Koncern Kałasznikowa (do 2013 roku Iżmasz) to producent broni pod legendarną już marką Kałasznikow. Choć historia iżewskich zakładów sięga 1807 roku, sławę zapewniła mu dopiero produkcja karabinów automatycznych AK, zwanych popularnie AK-47. Konstruktorem tej broni by Michaił Timofiejewicz Kałasznikow (choć są wątpliwości czy jednym – są dowody na znaczący udział w projekcie współpracownika Kałasznikowa Aleksandra Zajcewa). Kałasznikowy okazały się być bronią tak znakomitą, że trafiły na niemal wszystkie fronty wojen drugiej połowy XX wieku i nawet na flagę Mozambiku i do godła Timoru Wschodniego.

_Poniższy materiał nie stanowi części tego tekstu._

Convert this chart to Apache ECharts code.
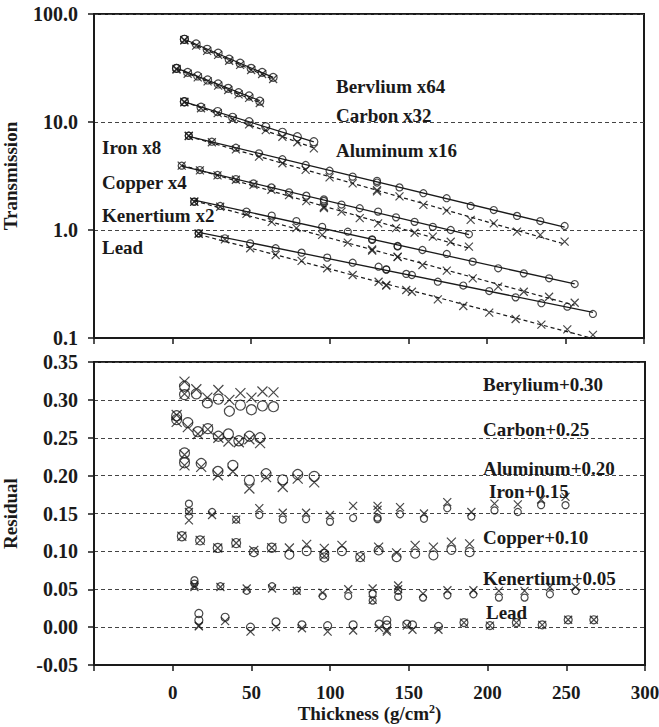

Firma od lat nie produkuje już tylko na potrzeby wojsk. Koncern Kałasznikow ma w swojej ofercie również liczne rodzaje broni przeznaczonej na rynek cywilny – wiele z nich świetnie sprzedawało się w USA zanim Stany Zjednoczone nałożyły na Federację Rosyjską sankcje po aneksji Krymu. Mimo tych problemów Koncern Kałasznikowa przyniósł, jak informuje New York Times w zeszłym roku 51 milionów dolarów zysku przy 308 milionach dolarów przychodów ze sprzedaży.